------ DATA SHOWN ------
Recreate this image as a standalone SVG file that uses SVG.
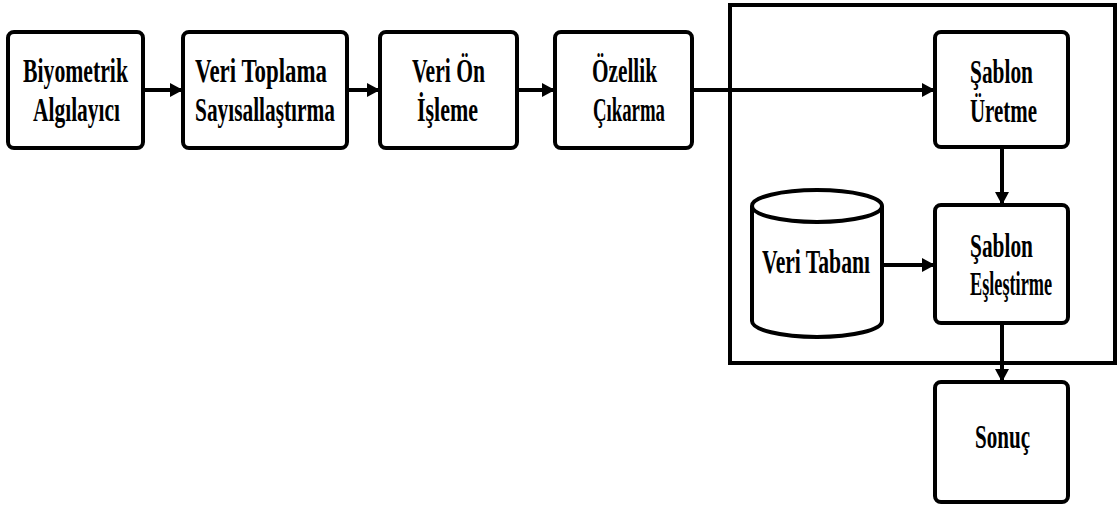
<svg xmlns="http://www.w3.org/2000/svg" width="1118" height="506" viewBox="0 0 1118 506">
  <style>
    .box { fill: #ffffff; stroke: #000000; stroke-width: 4; }
    .frame { fill: none; stroke: #000000; stroke-width: 4; }
    .lbl { font-family: 'Liberation Serif', 'DejaVu Serif', serif; font-weight: 700; font-size: 33px; fill: #000000; text-anchor: middle; }
    .wire { fill: none; stroke: #000000; stroke-width: 4; }
  </style>
  <defs>
    <marker id="head" markerUnits="userSpaceOnUse" markerWidth="14" markerHeight="16" refX="13" refY="8" orient="auto">
      <path d="M0,1 L13,8 L0,15 Z" fill="#000000"/>
    </marker>
  </defs>

  <rect width="1118" height="506" fill="#ffffff"/>

  <!-- matching subsystem frame -->
  <rect id="matcher-frame" class="frame" x="730" y="5" width="385" height="358"/>

  <!-- connectors -->
  <g id="connectors">
    <path class="wire" d="M143,90 H183" marker-end="url(#head)"/>
    <path class="wire" d="M347,90 H380" marker-end="url(#head)"/>
    <path class="wire" d="M517,90 H555" marker-end="url(#head)"/>
    <path class="wire" d="M692,90 H935" marker-end="url(#head)"/>
    <path class="wire" d="M1002,147 V205" marker-end="url(#head)"/>
    <path class="wire" d="M882,265 H935" stroke-width="5" marker-end="url(#head)"/>
    <path class="wire" d="M1002,323 V382" marker-end="url(#head)"/>
  </g>

  <g id="sensor">
    <rect class="box" x="8" y="32" width="135" height="116" rx="6"/>
    <text class="lbl" font-family="Liberation Serif" x="75.5" y="82" textLength="105" lengthAdjust="spacingAndGlyphs">Biyometrik</text>
    <text class="lbl" font-family="Liberation Serif" x="76.5" y="121" textLength="87" lengthAdjust="spacingAndGlyphs">Algılayıcı</text>
  </g>

  <g id="acquisition">
    <rect class="box" x="183" y="32" width="164" height="116" rx="6"/>
    <text class="lbl" font-family="Liberation Serif" x="261" y="82" textLength="132" lengthAdjust="spacingAndGlyphs">Veri Toplama</text>
    <text class="lbl" font-family="Liberation Serif" x="265" y="121" textLength="140" lengthAdjust="spacingAndGlyphs">Sayısallaştırma</text>
  </g>

  <g id="preprocessing">
    <rect class="box" x="380" y="32" width="137" height="116" rx="6"/>
    <text class="lbl" font-family="Liberation Serif" x="448.5" y="82" textLength="73" lengthAdjust="spacingAndGlyphs">Veri Ön</text>
    <text class="lbl" font-family="Liberation Serif" x="447.5" y="121" textLength="61" lengthAdjust="spacingAndGlyphs">İşleme</text>
  </g>

  <g id="feature-extraction">
    <rect class="box" x="555" y="32" width="137" height="116" rx="6"/>
    <text class="lbl" font-family="Liberation Serif" x="624.5" y="82" textLength="65" lengthAdjust="spacingAndGlyphs">Özellik</text>
    <text class="lbl" font-family="Liberation Serif" x="629" y="121" textLength="72" lengthAdjust="spacingAndGlyphs">Çıkarma</text>
  </g>

  <g id="template-generation">
    <rect class="box" x="935" y="32" width="133" height="115" rx="6"/>
    <text class="lbl" font-family="Liberation Serif" x="1001.5" y="83" textLength="63" lengthAdjust="spacingAndGlyphs">Şablon</text>
    <text class="lbl" font-family="Liberation Serif" x="1003.5" y="122" textLength="67" lengthAdjust="spacingAndGlyphs">Üretme</text>
  </g>

  <g id="database">
    <path class="box" d="M752,206 V321 A65,16 0 0 0 882,321 V206 A65,16 0 0 0 752,206 Z"/>
    <path class="frame" d="M752,206 A65,16 0 0 0 882,206"/>
    <text class="lbl" font-family="Liberation Serif" x="816" y="273" textLength="108" lengthAdjust="spacingAndGlyphs">Veri Tabanı</text>
  </g>

  <g id="template-matching">
    <rect class="box" x="935" y="205" width="133" height="118" rx="6"/>
    <text class="lbl" font-family="Liberation Serif" x="1001.5" y="257" textLength="63" lengthAdjust="spacingAndGlyphs">Şablon</text>
    <text class="lbl" font-family="Liberation Serif" x="1011" y="295" textLength="82" lengthAdjust="spacingAndGlyphs">Eşleştirme</text>
  </g>

  <g id="result">
    <rect class="box" x="935" y="382" width="133" height="120" rx="6"/>
    <text class="lbl" font-family="Liberation Serif" x="1002.5" y="448" textLength="55" lengthAdjust="spacingAndGlyphs">Sonuç</text>
  </g>
</svg>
------
→ **GOAL OF THE EXERCISE**
The listing above needs to be output again exactly. Don't include the pictures.

→ **REPLY**
Recreate this image as a standalone SVG file that uses SVG.
<svg xmlns="http://www.w3.org/2000/svg" width="1118" height="506" viewBox="0 0 1118 506">
  <style>
    .box { fill: #ffffff; stroke: #000000; stroke-width: 4; }
    .frame { fill: none; stroke: #000000; stroke-width: 4; }
    .lbl { font-family: 'Liberation Serif', 'DejaVu Serif', serif; font-weight: 700; font-size: 33px; fill: #000000; text-anchor: middle; }
    .wire { fill: none; stroke: #000000; stroke-width: 4; }
  </style>
  <defs>
    <marker id="head" markerUnits="userSpaceOnUse" markerWidth="14" markerHeight="16" refX="13" refY="8" orient="auto">
      <path d="M0,1 L13,8 L0,15 Z" fill="#000000"/>
    </marker>
  </defs>

  <rect width="1118" height="506" fill="#ffffff"/>

  <!-- matching subsystem frame -->
  <rect id="matcher-frame" class="frame" x="730" y="5" width="385" height="358"/>

  <!-- connectors -->
  <g id="connectors">
    <path class="wire" d="M143,90 H183" marker-end="url(#head)"/>
    <path class="wire" d="M347,90 H380" marker-end="url(#head)"/>
    <path class="wire" d="M517,90 H555" marker-end="url(#head)"/>
    <path class="wire" d="M692,90 H935" marker-end="url(#head)"/>
    <path class="wire" d="M1002,147 V205" marker-end="url(#head)"/>
    <path class="wire" d="M882,265 H935" stroke-width="5" marker-end="url(#head)"/>
    <path class="wire" d="M1002,323 V382" marker-end="url(#head)"/>
  </g>

  <g id="sensor">
    <rect class="box" x="8" y="32" width="135" height="116" rx="6"/>
    <text class="lbl" font-family="Liberation Serif" x="75.5" y="82" textLength="105" lengthAdjust="spacingAndGlyphs">Biyometrik</text>
    <text class="lbl" font-family="Liberation Serif" x="76.5" y="121" textLength="87" lengthAdjust="spacingAndGlyphs">Algılayıcı</text>
  </g>

  <g id="acquisition">
    <rect class="box" x="183" y="32" width="164" height="116" rx="6"/>
    <text class="lbl" font-family="Liberation Serif" x="261" y="82" textLength="132" lengthAdjust="spacingAndGlyphs">Veri Toplama</text>
    <text class="lbl" font-family="Liberation Serif" x="265" y="121" textLength="140" lengthAdjust="spacingAndGlyphs">Sayısallaştırma</text>
  </g>

  <g id="preprocessing">
    <rect class="box" x="380" y="32" width="137" height="116" rx="6"/>
    <text class="lbl" font-family="Liberation Serif" x="448.5" y="82" textLength="73" lengthAdjust="spacingAndGlyphs">Veri Ön</text>
    <text class="lbl" font-family="Liberation Serif" x="447.5" y="121" textLength="61" lengthAdjust="spacingAndGlyphs">İşleme</text>
  </g>

  <g id="feature-extraction">
    <rect class="box" x="555" y="32" width="137" height="116" rx="6"/>
    <text class="lbl" font-family="Liberation Serif" x="624.5" y="82" textLength="65" lengthAdjust="spacingAndGlyphs">Özellik</text>
    <text class="lbl" font-family="Liberation Serif" x="629" y="121" textLength="72" lengthAdjust="spacingAndGlyphs">Çıkarma</text>
  </g>

  <g id="template-generation">
    <rect class="box" x="935" y="32" width="133" height="115" rx="6"/>
    <text class="lbl" font-family="Liberation Serif" x="1001.5" y="83" textLength="63" lengthAdjust="spacingAndGlyphs">Şablon</text>
    <text class="lbl" font-family="Liberation Serif" x="1003.5" y="122" textLength="67" lengthAdjust="spacingAndGlyphs">Üretme</text>
  </g>

  <g id="database">
    <path class="box" d="M752,206 V321 A65,16 0 0 0 882,321 V206 A65,16 0 0 0 752,206 Z"/>
    <path class="frame" d="M752,206 A65,16 0 0 0 882,206"/>
    <text class="lbl" font-family="Liberation Serif" x="816" y="273" textLength="108" lengthAdjust="spacingAndGlyphs">Veri Tabanı</text>
  </g>

  <g id="template-matching">
    <rect class="box" x="935" y="205" width="133" height="118" rx="6"/>
    <text class="lbl" font-family="Liberation Serif" x="1001.5" y="257" textLength="63" lengthAdjust="spacingAndGlyphs">Şablon</text>
    <text class="lbl" font-family="Liberation Serif" x="1011" y="295" textLength="82" lengthAdjust="spacingAndGlyphs">Eşleştirme</text>
  </g>

  <g id="result">
    <rect class="box" x="935" y="382" width="133" height="120" rx="6"/>
    <text class="lbl" font-family="Liberation Serif" x="1002.5" y="448" textLength="55" lengthAdjust="spacingAndGlyphs">Sonuç</text>
  </g>
</svg>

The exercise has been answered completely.